I'm going to take a little liberty with SVN revisions because I've always thought of SVN revisions as before and after the change, so a:b in SVN is the change introduced in b, but since we're on the Git list, in the following examples I will use a:b to mean the changes introduced in both a and b.  (Since it was introduced, I've always read "svn diff -c rev" as "svn diff -r rev-1:rev")

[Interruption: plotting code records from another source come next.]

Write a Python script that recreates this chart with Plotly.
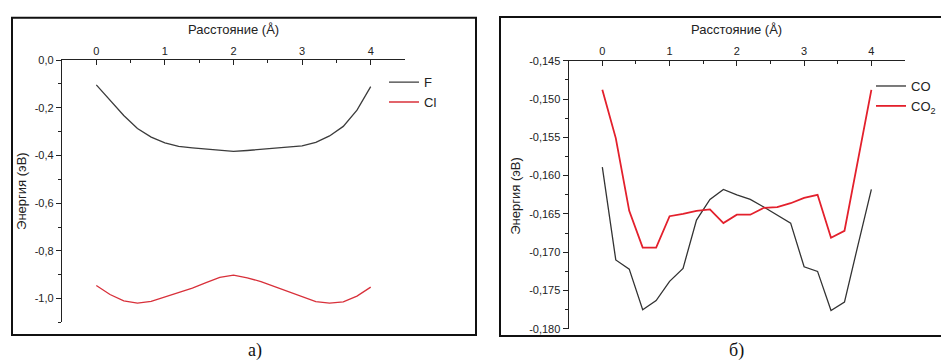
import plotly.graph_objects as go

# ---------------- data ----------------
dist_a = [0.0, 0.2, 0.4, 0.6, 0.8, 1.0, 1.2, 1.4, 1.6, 1.8, 2.0,
          2.2, 2.4, 2.6, 2.8, 3.0, 3.2, 3.4, 3.6, 3.8, 4.0]
energy_F = [-0.104, -0.169, -0.232, -0.287, -0.323, -0.347, -0.362, -0.368, -0.372, -0.377, -0.383,
            -0.379, -0.375, -0.371, -0.366, -0.360, -0.345, -0.318, -0.278, -0.210, -0.111]
energy_Cl = [-0.945, -0.983, -1.010, -1.019, -1.012, -0.994, -0.976, -0.956, -0.933, -0.911, -0.902,
             -0.913, -0.929, -0.950, -0.973, -0.994, -1.013, -1.019, -1.014, -0.990, -0.952]

dist_b = [0.0, 0.2, 0.4, 0.6, 0.8, 1.0, 1.2, 1.4, 1.6, 1.8, 2.0,
          2.2, 2.4, 2.6, 2.8, 3.0, 3.2, 3.4, 3.6, 3.8, 4.0]
energy_CO = [-0.1589, -0.1710, -0.1722, -0.1775, -0.1763, -0.1738, -0.1721, -0.1658, -0.1631, -0.1618, -0.1625,
             -0.1631, -0.1641, -0.1652, -0.1662, -0.1719, -0.1725, -0.1776, -0.1765, -0.1691, -0.1618]
energy_CO2 = [-0.1488, -0.1551, -0.1646, -0.1694, -0.1694, -0.1653, -0.1650, -0.1646, -0.1644, -0.1662, -0.1651,
              -0.1651, -0.1642, -0.1641, -0.1636, -0.1629, -0.1625, -0.1681, -0.1672, -0.1580, -0.1488]

x_tickvals = [0, 1, 2, 3, 4]
x_ticktext = ["0", "1", "2", "3", "4"]
x_minorvals = [-0.5, 0.5, 1.5, 2.5, 3.5, 4.5]

ya_tickvals = [0.0, -0.2, -0.4, -0.6, -0.8, -1.0]
ya_ticktext = ["0,0", "-0,2", "-0,4", "-0,6", "-0,8", "-1,0"]
ya_minorvals = [-0.1, -0.3, -0.5, -0.7, -0.9, -1.1]

yb_tickvals = [-0.145, -0.150, -0.155, -0.160, -0.165, -0.170, -0.175, -0.180]
yb_ticktext = ["-0,145", "-0,150", "-0,155", "-0,160", "-0,165", "-0,170", "-0,175", "-0,180"]
yb_minorvals = [-0.1475, -0.1525, -0.1575, -0.1625, -0.1675, -0.1725, -0.1775]

x_title = "Расстояние (Å)"
y_title = "Энергия (эВ)"

# ---------------- layout helpers ----------------
W, H = 949, 361
FONT = "Liberation Sans, Arial, sans-serif"
AX = "#222222"


def fx(p):
    return p / W


def fy(p):
    return 1 - p / H


fig = go.Figure()

fig.add_trace(go.Scatter(x=dist_a, y=energy_F, mode="lines", name="F",
                         line=dict(color="#3c3c3c", width=1.3), xaxis="x", yaxis="y", legend="legend"))
fig.add_trace(go.Scatter(x=dist_a, y=energy_Cl, mode="lines", name="Cl",
                         line=dict(color="#d8303a", width=1.3), xaxis="x", yaxis="y", legend="legend"))
fig.add_trace(go.Scatter(x=dist_b, y=energy_CO, mode="lines", name="CO",
                         line=dict(color="#333333", width=1.3), xaxis="x2", yaxis="y2", legend="legend2"))
fig.add_trace(go.Scatter(x=dist_b, y=energy_CO2, mode="lines", name="CO<sub>2</sub>",
                         line=dict(color="#e3202c", width=1.8), xaxis="x2", yaxis="y2", legend="legend2"))

tickfont = dict(family=FONT, size=11, color=AX)


def xax(domain, anchor):
    return dict(domain=domain, anchor=anchor, side="top", range=[-0.5, 4.5],
                showline=True, linecolor=AX, linewidth=1.3, showgrid=False, zeroline=False,
                tickmode="array", tickvals=x_tickvals, ticktext=x_ticktext,
                ticks="inside", ticklen=5, tickwidth=1.2, tickcolor=AX, tickfont=tickfont,
                minor=dict(tickmode="array", tickvals=x_minorvals, ticks="inside",
                           ticklen=3, tickwidth=1.1, tickcolor=AX, showgrid=False))


def yax(domain, anchor, rng, tv, tt, mv):
    return dict(domain=domain, anchor=anchor, range=rng,
                showline=True, linecolor=AX, linewidth=1.3, showgrid=False, zeroline=False,
                tickmode="array", tickvals=tv, ticktext=tt,
                ticks="outside", ticklen=5, tickwidth=1.2, tickcolor=AX, tickfont=tickfont,
                minor=dict(tickmode="array", tickvals=mv, ticks="outside",
                           ticklen=3, tickwidth=1.1, tickcolor=AX, showgrid=False))


fig.update_layout(
    width=W, height=H,
    margin=dict(l=0, r=0, t=0, b=0),
    paper_bgcolor="white", plot_bgcolor="white",
    font=dict(family=FONT, size=13, color=AX),
    xaxis=xax([fx(54), fx(397)], "y"),
    yaxis=yax([fy(319), fy(47.7)], "x", [-1.1, 0.0], ya_tickvals, ya_ticktext, ya_minorvals),
    xaxis2=xax([fx(560.7), fx(897)], "y2"),
    yaxis2=yax([fy(325.7), fy(48.3)], "x2", [-0.180, -0.145], yb_tickvals, yb_ticktext, yb_minorvals),
    legend=dict(x=fx(376), y=fy(55), xanchor="left", yanchor="top",
                bgcolor="rgba(0,0,0,0)", font=dict(family=FONT, size=13, color=AX),
                tracegroupgap=0),
    legend2=dict(x=fx(863), y=fy(59), xanchor="left", yanchor="top",
                 bgcolor="rgba(0,0,0,0)", font=dict(family=FONT, size=13, color=AX),
                 tracegroupgap=0),
    showlegend=True,
)

# panel frames
fig.add_shape(type="rect", xref="paper", yref="paper",
              x0=fx(4), x1=fx(468), y0=fy(332), y1=fy(4),
              line=dict(color="#111111", width=2), fillcolor="rgba(0,0,0,0)", layer="below")
fig.add_shape(type="rect", xref="paper", yref="paper",
              x0=fx(492), x1=fx(947), y0=fy(333), y1=fy(3),
              line=dict(color="#111111", width=2), fillcolor="rgba(0,0,0,0)", layer="below")

ann = [
    dict(text=x_title, x=fx(225), y=fy(15.7), font=dict(family=FONT, size=13, color=AX)),
    dict(text=x_title, x=fx(728), y=fy(15.7), font=dict(family=FONT, size=13, color=AX)),
    dict(text=y_title, x=fx(14), y=fy(183), textangle=-90, font=dict(family=FONT, size=13, color=AX)),
    dict(text=y_title, x=fx(508), y=fy(188), textangle=-90, font=dict(family=FONT, size=13, color=AX)),
    dict(text="а)", x=fx(247), y=fy(348), font=dict(family="Liberation Serif, Times New Roman, serif", size=18, color="#111")),
    dict(text="б)", x=fx(728), y=fy(348), font=dict(family="Liberation Serif, Times New Roman, serif", size=18, color="#111")),
]
for a in ann:
    fig.add_annotation(xref="paper", yref="paper", xanchor="center", yanchor="middle",
                       showarrow=False, **a)

fig.write_html("out.html")
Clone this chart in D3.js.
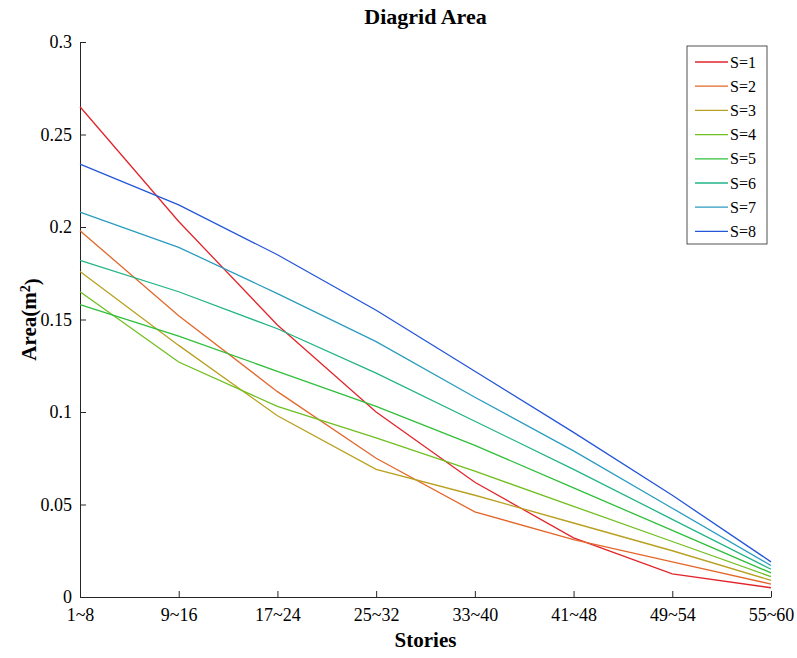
<!DOCTYPE html>
<html>
<head>
<meta charset="utf-8">
<script src="https://cdn.jsdelivr.net/npm/d3@7"></script>
<style>
  body { margin: 0; background: #fff; }
  svg { font-family: "Liberation Serif", "Times New Roman", serif; }
  .axis path, .axis line { stroke: #262626; }
  .axis text { fill: #000; font-size: 18px; font-family: "Liberation Serif", serif; }
</style>
</head>
<body>
<div id="vis"></div>
<script>
// Categories on the x axis
var stories = ['1~8', '9~16', '17~24', '25~32', '33~40', '41~48', '49~54', '55~60'];

// One value list per series (area in m^2)
var s1 = [0.265, 0.203, 0.147, 0.100, 0.062, 0.032, 0.0125, 0.005];
var s2 = [0.198, 0.152, 0.111, 0.075, 0.046, 0.031, 0.019, 0.007];
var s3 = [0.176, 0.136, 0.098, 0.069, 0.055, 0.040, 0.025, 0.009];
var s4 = [0.165, 0.127, 0.103, 0.086, 0.068, 0.049, 0.030, 0.011];
var s5 = [0.158, 0.141, 0.122, 0.103, 0.082, 0.059, 0.036, 0.013];
var s6 = [0.182, 0.165, 0.145, 0.121, 0.095, 0.069, 0.042, 0.015];
var s7 = [0.208, 0.189, 0.164, 0.138, 0.108, 0.079, 0.048, 0.017];
var s8 = [0.234, 0.212, 0.185, 0.155, 0.122, 0.089, 0.055, 0.019];

var seriesNames = ['S=1', 'S=2', 'S=3', 'S=4', 'S=5', 'S=6', 'S=7', 'S=8'];
var colors = ['#e2252b', '#e3672a', '#b9a020', '#6fbf1f', '#2fbf3a', '#22b487', '#2a9cc0', '#2456d8'];

// Y tick values
var yTicks = [0, 0.05, 0.1, 0.15, 0.2, 0.25, 0.3];

var allSeries = [s1, s2, s3, s4, s5, s6, s7, s8];

// Size of the page and space for axes/titles
var width = 797, height = 658;
var margin = { left: 80, right: 26, top: 42, bottom: 61 };
var drawWidth = width - margin.left - margin.right;
var drawHeight = height - margin.top - margin.bottom;

var svg = d3.select('#vis')
    .append('svg')
    .attr('width', width)
    .attr('height', height);

var g = svg.append('g')
    .attr('transform', 'translate(' + margin.left + ',' + margin.top + ')');

// Scales
var xScale = d3.scalePoint()
    .domain(stories)
    .range([0, drawWidth]);

var yScale = d3.scaleLinear()
    .domain([0, 0.3])
    .range([drawHeight, 0]);

// Axes, ticks pointing inward
var xAxis = d3.axisBottom(xScale)
    .tickSize(-6)
    .tickSizeOuter(0)
    .tickPadding(11);

var yAxis = d3.axisLeft(yScale)
    .tickValues(yTicks)
    .tickFormat(d3.format('~g'))
    .tickSize(-6)
    .tickSizeOuter(0)
    .tickPadding(8);

g.append('g')
    .attr('class', 'axis')
    .attr('transform', 'translate(0,' + drawHeight + ')')
    .call(xAxis);

g.append('g')
    .attr('class', 'axis')
    .call(yAxis);

// Lines
var line = d3.line()
    .x(function(d, i) { return xScale(stories[i]); })
    .y(function(d) { return yScale(d); });

g.selectAll('.series')
    .data(allSeries)
    .enter().append('path')
    .attr('class', 'series')
    .attr('fill', 'none')
    .attr('stroke', function(d, i) { return colors[i]; })
    .attr('stroke-width', 1.3)
    .attr('d', line);

// Title
svg.append('text')
    .attr('x', margin.left + drawWidth / 2)
    .attr('y', 24)
    .attr('text-anchor', 'middle')
    .style('font-size', '22px')
    .style('font-weight', 'bold')
    .text('Diagrid Area');

// X axis title
svg.append('text')
    .attr('x', margin.left + drawWidth / 2)
    .attr('y', 647)
    .attr('text-anchor', 'middle')
    .style('font-size', '21px')
    .style('font-weight', 'bold')
    .text('Stories');

// Y axis title with superscript
var yTitle = svg.append('text')
    .attr('transform', 'translate(36,' + (margin.top + drawHeight / 2) + ') rotate(-90)')
    .attr('text-anchor', 'middle')
    .style('font-size', '21px')
    .style('font-weight', 'bold');
yTitle.append('tspan').text('Area(m');
yTitle.append('tspan').attr('dy', '-0.45em').style('font-size', '14px').text('2');
yTitle.append('tspan').attr('dy', '0.45em').text(')');

// Legend
var legend = svg.append('g')
    .attr('transform', 'translate(687,46)');

legend.append('rect')
    .attr('width', 80)
    .attr('height', 198)
    .attr('fill', '#fff')
    .attr('stroke', '#262626')
    .attr('stroke-width', 0.8);

var items = legend.selectAll('.item')
    .data(seriesNames)
    .enter().append('g')
    .attr('class', 'item')
    .attr('transform', function(d, i) { return 'translate(0,' + (16 + i * 24.2) + ')'; });

items.append('line')
    .attr('x1', 8)
    .attr('x2', 41)
    .attr('stroke', function(d, i) { return colors[i]; })
    .attr('stroke-width', 1.3);

items.append('text')
    .attr('x', 43)
    .attr('dy', '0.35em')
    .style('font-size', '16px')
    .text(function(d) { return d; });
</script>
</body>
</html>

Back to the task at hand... having read the 1.5 SVN docs, I have no idea how this works now (big caveat!!!), but prior to 1.5 M1 would have been

svn switch svn://path/to/foo
svn merge -ra:b svn://path/to/bar destination-path

which is "Take the changes introduced in revisions a through b, and apply them to the destination-path".  This is why I think of SVN merges as cherry-picks -- I was allowed to specify exactly what changesets I wanted merge to work on.  To truly illustrate this, consider a' is in between a and b:

---1---B---2---3-------M1--4---5---M2 <-- foo
        \              /           /
         \-a---a'---b-/-----c---d-/ <-- bar

I could

svn switch svn://path/to/foo
svn merge -ra':b svn://path/to/bar destination-path

and "a" would never be merged back to foo.  The concept of *not* specifying revision numbers to merge is new in 1.5. See

http://svnbook.red-bean.com/en/1.4/svn.branchmerge.copychanges.html

This is what scares me about mapping SVN merges to Git merges.  It seems post-1.5 merges have a lot more in common with Git than pre-1.5 (though mergeinfo is still brain damaged -- easy branching and merging is why I switched!), but I think we still need to support pre-1.5.